Question: Which fertiliser for a spring lawn feed?

By | 11/03/2020
A close up photo of some lawn fertiliser

As spring starts to appear, attention often turns to our gardens. Roberts sends in a good question about applying a spring lawn feed to his grass. He writes:

Hello Kris,

I am looking to apply a spring granular feed to my one acre lawn. What NPK analysis numbers would you recommend please?

Robert, By email.

Thanks for the question Robert. You may think that a simple question would require a quick answer. As with many lawn care issues, the deeper you explore, the more complex the issue becomes.

NPK Analysis?

Firstly, I’ll quickly explain a little about what is meant by NPK analysis numbers. NPK is the standardised labelling notation used on fertilisers. N, P and K are the chemical element symbols for Nitrogen, Phosphorus and Potassium (it is a K which stands for, Kalium in latin). These are the main elements required for all plant growth. NPK fertilisers are called “three component” fertilisers. They contain a proportion of each of these main elements.

The NPK value of a fertiliser is given in the form of three numbers which indicate the contents. e.g. NPK 20-7-12. That would indicate that the product contains 20% Nitrogen, 7% Phosphorus and 12% Potassium. This is a simplistic summary of a very complex topic, but good enough as a guide for most.

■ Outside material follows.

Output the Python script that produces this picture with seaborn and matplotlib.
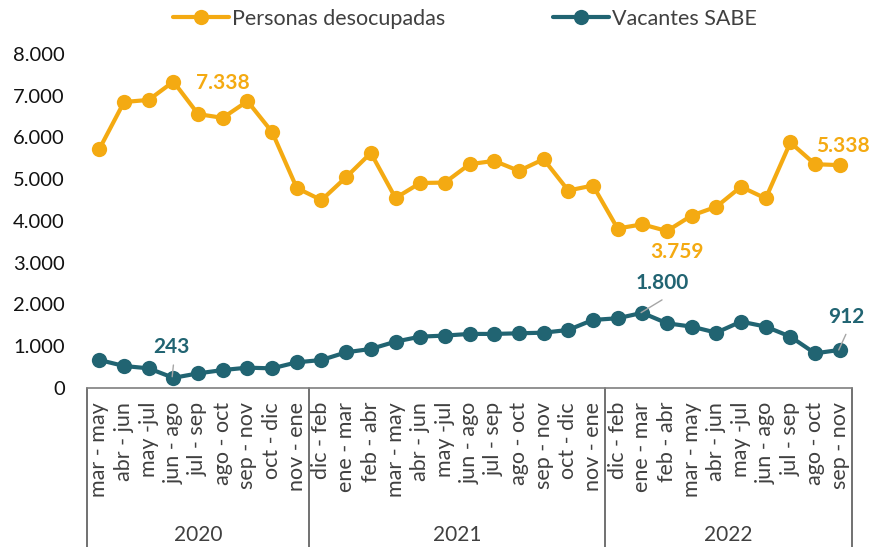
import numpy as np
import pandas as pd
import matplotlib
matplotlib.use("Agg")
import matplotlib.pyplot as plt
import matplotlib.transforms as mtransforms
import seaborn as sns

# data
periodos = ["mar - may", "abr - jun", "may -jul", "jun - ago", "jul - sep", "ago - oct",
            "sep - nov", "oct - dic", "nov - ene",
            "dic - feb", "ene - mar", "feb - abr", "mar - may", "abr - jun", "may -jul",
            "jun - ago", "jul - sep", "ago - oct", "sep - nov", "oct - dic", "nov - ene",
            "dic - feb", "ene - mar", "feb - abr", "mar - may", "abr - jun", "may -jul",
            "jun - ago", "jul - sep", "ago - oct", "sep - nov"]
anios = ["2020", "2021", "2022"]
periodos_por_anio = [9, 12, 10]

desocupadas = [5725, 6850, 6900, 7338, 6560, 6470, 6870, 6130, 4790,
               4500, 5050, 5630, 4550, 4910, 4920, 5360, 5440, 5200, 5480, 4730, 4850,
               3820, 3920, 3759, 4130, 4340, 4820, 4540, 5880, 5360, 5338]
vacantes = [670, 527, 470, 243, 350, 430, 487, 470, 615,
            670, 855, 935, 1110, 1230, 1255, 1295, 1295, 1310, 1325, 1390, 1630,
            1670, 1800, 1550, 1470, 1325, 1590, 1470, 1230, 830, 912]

serie_names = ["Personas desocupadas", "Vacantes SABE"]
colores = ["#F4AA12", "#216472"]


def miles(v):
    return f"{v:,}".replace(",", ".")


sns.set_theme(style="white")
plt.rcParams["font.family"] = ["Lato", "DejaVu Sans"]

n = len(periodos)
df = pd.DataFrame({
    "x": list(range(n)) * 2,
    "valor": desocupadas + vacantes,
    "serie": [serie_names[0]] * n + [serie_names[1]] * n,
})

fig = plt.figure(figsize=(8.73, 5.47), dpi=100)
ax = fig.add_axes([0.0997, 0.2907, 0.8763, 0.6106])

sns.lineplot(data=df, x="x", y="valor", hue="serie", palette=colores,
             style="serie", markers=["o", "o"], dashes=False,
             linewidth=3, markersize=11, markeredgewidth=0, ax=ax)

ax.set_xlim(-0.5, n - 0.5)
ax.set_ylim(0, 8000)
ax.set_yticks(np.arange(0, 8001, 1000))
ax.set_yticklabels([miles(v) for v in range(0, 8001, 1000)],
                   fontsize=14.5, color="#111111")
ax.set_xticks(range(n))
ax.set_xticklabels(periodos, rotation=90, fontsize=15.5, color="#404040")
ax.tick_params(axis="x", length=0, pad=10)
ax.tick_params(axis="y", length=0, pad=16)
ax.set_xlabel("")
ax.set_ylabel("")
for s in ["top", "right", "left"]:
    ax.spines[s].set_visible(False)
ax.spines["bottom"].set_color("#7f7f7f")
ax.spines["bottom"].set_linewidth(1.2)

# year grouping below the axis
trans = mtransforms.blended_transform_factory(ax.transData, ax.transAxes)
bordes = np.concatenate([[0], np.cumsum(periodos_por_anio)]) - 0.5
for b in bordes:
    ax.plot([b, b], [0, -0.48], transform=trans, color="#595959", lw=1.2, clip_on=False)
for i, anio in enumerate(anios):
    centro = (bordes[i] + bordes[i + 1]) / 2
    ax.text(centro, -0.44, anio, transform=trans, ha="center", va="center",
            fontsize=15, color="#404040")

# data labels
lbl_kw = dict(fontsize=15, fontweight="bold", ha="center", va="center")
ax.text(5.0, 7300, miles(desocupadas[3]), color=colores[0], **lbl_kw)
ax.text(23.4, 3265, miles(desocupadas[23]), color=colores[0], **lbl_kw)
ax.text(30.15, 5800, miles(desocupadas[30]), color=colores[0], **lbl_kw)
ax.text(2.92, 990, miles(vacantes[3]), color=colores[1], **lbl_kw)
ax.text(22.8, 2520, miles(vacantes[22]), color=colores[1], **lbl_kw)
ax.text(30.25, 1710, miles(vacantes[30]), color=colores[1], **lbl_kw)
# leader lines
ax.plot([2.95, 3.0], [270, 550], color="#a6a6a6", lw=1)
ax.plot([21.95, 22.8], [1805, 2110], color="#a6a6a6", lw=1)
ax.plot([29.96, 30.25], [910, 1285], color="#a6a6a6", lw=1)

# legend
handles, labels = ax.get_legend_handles_labels()
ax.legend(handles, labels, loc="center", bbox_to_anchor=(0.494, 1.105), ncol=2,
          frameon=False, fontsize=15.5, handlelength=2.6, handletextpad=0.15,
          columnspacing=5.0, labelcolor="#404040")

fig.savefig("out.png", dpi=100)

Using the NPK analysis is a quick and easy way to assess how and when the fertiliser should be used.

Spring lawn feed NPK analysis

If you are looking to feed your grass in the spring, you need to provide it with the correct nutrients for spring growth. This will bring the best results and prevent fertiliser run off or lawn burn.

A beautiful lawn ready for a spring lawn feed
A well maintained lawn ready for its spring lawn feed.
Archive photo from The Lawn Man’s maintained lawns

Add Nitrogen (N) to promote leaf growth

In spring, plants are looking to put on new leaf growth as soon as possible. For this they need Nitrogen. This is why spring lawn feeds contain higher percentages of N.

Be careful to not over-apply Nitrogen though. Imagine you had not eaten anything for a week. Then the first thing you ate was three huge meals -you’d feel a bit sick. This is the same with grass. Overfeeding can be just as bad as underfeeding. Little and often is always best when applying most lawn nutrients, especially Nitrogen.

Phosphorus (P)?

Phosphorus is one of the key elements in plant growth but it is less needed during spring time. It is mainly required to support cell division in plants and to help young plants establish a good root system. For an established lawn, only a small amount of P is needed in the spring lawn feed.

Potassium (K) in a wet winter

The next main element which will be needed in spring is Potassium (the K part of NPK). In grass it is an essential element for root growth. The Potassium molecules are very small and dissolve easily in water. Heavy rains wash potassium out of soil quickly and plants then struggle to find it when coming into spring growth.

Adding Potassium in the spring or applying gradually throughout the winter, will improve the look of your grass in the summer.

Which NPK for a spring lawn feed?

In summary, a good spring lawn feed need high N, low P and a high K. something like a 20-2-12 granular lawn feed is ideal. A soil test in the spring would also be good way to identify any nutrient deficiencies in the soil, and you could modify the feed to rectify any deficiencies. However, for most lawns, a high N, high K balanced spring lawn feed will bring give great results.

You could apply this as a liquid or as a granule. Read more about the differences between the two in my post: Liquid or granule lawn fertiliser?

Feed your lawn little and often, mow high and regularly and you will have a fabulous lawn for the summer.